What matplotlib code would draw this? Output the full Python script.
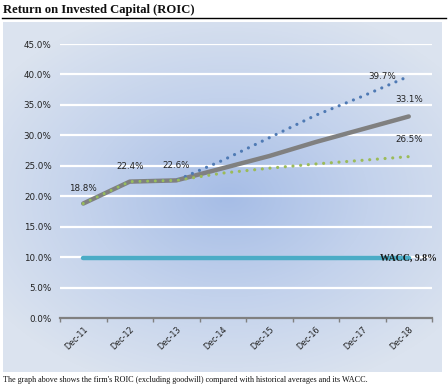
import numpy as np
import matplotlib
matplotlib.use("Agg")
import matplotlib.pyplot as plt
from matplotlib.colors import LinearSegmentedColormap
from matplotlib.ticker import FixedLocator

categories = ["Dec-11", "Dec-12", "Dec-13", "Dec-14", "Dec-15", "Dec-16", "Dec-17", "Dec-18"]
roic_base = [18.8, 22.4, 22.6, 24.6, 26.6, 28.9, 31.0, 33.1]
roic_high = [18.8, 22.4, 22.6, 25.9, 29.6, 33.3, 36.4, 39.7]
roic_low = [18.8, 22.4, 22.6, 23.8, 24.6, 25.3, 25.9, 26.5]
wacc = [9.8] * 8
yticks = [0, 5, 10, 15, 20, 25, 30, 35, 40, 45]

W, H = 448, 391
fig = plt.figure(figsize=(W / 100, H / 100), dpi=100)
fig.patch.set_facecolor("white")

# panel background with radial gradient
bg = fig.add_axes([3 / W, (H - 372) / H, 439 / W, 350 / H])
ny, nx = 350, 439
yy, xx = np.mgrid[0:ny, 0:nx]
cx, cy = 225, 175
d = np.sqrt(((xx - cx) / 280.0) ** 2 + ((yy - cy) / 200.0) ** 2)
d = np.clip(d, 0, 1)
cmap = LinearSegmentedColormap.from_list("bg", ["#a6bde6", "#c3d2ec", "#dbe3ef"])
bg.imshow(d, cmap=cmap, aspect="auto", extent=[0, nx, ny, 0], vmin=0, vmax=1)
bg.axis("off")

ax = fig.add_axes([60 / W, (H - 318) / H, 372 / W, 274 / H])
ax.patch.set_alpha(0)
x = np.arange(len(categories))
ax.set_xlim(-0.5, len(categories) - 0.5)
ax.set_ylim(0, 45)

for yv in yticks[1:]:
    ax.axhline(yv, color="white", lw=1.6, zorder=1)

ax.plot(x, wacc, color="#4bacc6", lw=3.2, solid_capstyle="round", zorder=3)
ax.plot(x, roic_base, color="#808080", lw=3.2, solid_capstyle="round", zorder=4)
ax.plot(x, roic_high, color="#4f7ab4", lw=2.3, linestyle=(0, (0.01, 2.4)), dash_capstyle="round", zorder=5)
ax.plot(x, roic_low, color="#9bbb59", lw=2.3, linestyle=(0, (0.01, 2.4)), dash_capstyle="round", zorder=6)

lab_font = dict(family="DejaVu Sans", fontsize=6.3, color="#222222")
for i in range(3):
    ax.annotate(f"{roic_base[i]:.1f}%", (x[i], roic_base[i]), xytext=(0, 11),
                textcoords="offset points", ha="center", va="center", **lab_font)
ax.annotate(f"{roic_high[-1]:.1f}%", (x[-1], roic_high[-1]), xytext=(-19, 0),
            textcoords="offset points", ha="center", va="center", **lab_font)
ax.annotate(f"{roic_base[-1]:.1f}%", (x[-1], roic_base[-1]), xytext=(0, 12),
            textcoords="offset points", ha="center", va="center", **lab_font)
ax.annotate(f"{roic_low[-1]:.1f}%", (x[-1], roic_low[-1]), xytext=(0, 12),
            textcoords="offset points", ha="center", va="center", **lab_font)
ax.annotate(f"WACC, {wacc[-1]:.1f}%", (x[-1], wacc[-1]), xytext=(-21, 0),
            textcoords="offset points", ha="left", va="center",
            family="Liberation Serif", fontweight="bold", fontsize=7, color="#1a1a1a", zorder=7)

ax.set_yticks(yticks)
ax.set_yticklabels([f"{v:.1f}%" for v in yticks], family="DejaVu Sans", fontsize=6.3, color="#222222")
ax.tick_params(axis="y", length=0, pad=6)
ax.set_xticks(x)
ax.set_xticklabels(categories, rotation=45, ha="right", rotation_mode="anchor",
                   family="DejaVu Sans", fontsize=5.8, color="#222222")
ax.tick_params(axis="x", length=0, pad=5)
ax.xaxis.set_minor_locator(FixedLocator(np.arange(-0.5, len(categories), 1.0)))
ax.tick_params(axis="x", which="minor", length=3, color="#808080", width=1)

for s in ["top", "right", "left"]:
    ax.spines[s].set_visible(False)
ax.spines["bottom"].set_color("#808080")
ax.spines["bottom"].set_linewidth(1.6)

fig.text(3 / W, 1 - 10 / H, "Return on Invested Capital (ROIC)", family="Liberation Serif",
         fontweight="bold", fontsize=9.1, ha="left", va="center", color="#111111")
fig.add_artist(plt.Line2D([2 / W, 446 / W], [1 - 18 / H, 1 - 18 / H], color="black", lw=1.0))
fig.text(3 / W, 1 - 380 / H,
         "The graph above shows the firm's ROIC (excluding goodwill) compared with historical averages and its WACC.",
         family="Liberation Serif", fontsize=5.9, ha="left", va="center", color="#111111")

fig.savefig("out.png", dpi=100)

:::::

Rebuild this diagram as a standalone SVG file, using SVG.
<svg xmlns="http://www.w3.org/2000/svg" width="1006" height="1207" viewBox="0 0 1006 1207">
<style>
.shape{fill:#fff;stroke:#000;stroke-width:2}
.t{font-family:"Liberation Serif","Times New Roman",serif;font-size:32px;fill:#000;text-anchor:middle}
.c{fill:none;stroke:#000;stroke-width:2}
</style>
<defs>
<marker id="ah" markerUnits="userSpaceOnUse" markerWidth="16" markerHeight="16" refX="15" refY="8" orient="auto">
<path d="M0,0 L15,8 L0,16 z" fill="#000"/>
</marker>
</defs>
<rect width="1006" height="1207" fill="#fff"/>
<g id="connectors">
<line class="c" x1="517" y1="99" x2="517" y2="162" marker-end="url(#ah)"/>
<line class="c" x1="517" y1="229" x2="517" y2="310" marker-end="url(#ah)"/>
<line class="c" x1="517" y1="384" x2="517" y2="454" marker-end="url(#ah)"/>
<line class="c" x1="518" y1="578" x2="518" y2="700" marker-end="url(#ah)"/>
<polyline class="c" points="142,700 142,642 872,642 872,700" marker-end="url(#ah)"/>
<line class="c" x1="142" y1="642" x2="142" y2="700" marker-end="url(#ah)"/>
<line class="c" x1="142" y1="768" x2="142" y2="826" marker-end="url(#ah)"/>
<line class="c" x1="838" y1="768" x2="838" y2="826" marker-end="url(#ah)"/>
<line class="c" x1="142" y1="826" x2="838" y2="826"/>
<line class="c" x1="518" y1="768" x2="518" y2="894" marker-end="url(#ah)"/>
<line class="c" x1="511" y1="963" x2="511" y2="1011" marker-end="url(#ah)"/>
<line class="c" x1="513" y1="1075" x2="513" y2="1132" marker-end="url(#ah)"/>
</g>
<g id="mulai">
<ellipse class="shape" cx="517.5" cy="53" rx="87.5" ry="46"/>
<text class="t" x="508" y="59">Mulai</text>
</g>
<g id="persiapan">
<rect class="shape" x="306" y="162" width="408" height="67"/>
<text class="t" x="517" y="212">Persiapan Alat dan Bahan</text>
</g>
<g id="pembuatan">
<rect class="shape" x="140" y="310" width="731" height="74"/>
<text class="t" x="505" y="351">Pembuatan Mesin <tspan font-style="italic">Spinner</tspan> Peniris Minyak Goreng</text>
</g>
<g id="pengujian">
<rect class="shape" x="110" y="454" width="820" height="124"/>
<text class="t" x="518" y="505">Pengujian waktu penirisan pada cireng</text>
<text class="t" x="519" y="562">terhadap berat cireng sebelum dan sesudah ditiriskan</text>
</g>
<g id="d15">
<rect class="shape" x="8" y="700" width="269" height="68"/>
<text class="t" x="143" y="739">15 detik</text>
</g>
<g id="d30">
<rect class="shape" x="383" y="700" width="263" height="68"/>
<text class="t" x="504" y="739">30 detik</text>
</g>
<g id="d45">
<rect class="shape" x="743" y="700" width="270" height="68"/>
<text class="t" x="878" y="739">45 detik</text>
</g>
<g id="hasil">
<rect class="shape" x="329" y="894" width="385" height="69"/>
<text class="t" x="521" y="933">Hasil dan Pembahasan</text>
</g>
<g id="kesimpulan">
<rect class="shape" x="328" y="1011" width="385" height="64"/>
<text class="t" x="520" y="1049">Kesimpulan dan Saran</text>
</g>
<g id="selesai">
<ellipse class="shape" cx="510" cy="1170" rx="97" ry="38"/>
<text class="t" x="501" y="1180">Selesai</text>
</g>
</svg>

:::::

**Problem:** In the listing above, find the line containing "What matplotlib code" and the line containing "from matplotlib.ticker import FixedLocator". Reproduce those lines and all between them exactly, with no pictures and nothing more.

**Written reply:**
What matplotlib code would draw this? Output the full Python script.
import numpy as np
import matplotlib
matplotlib.use("Agg")
import matplotlib.pyplot as plt
from matplotlib.colors import LinearSegmentedColormap
from matplotlib.ticker import FixedLocator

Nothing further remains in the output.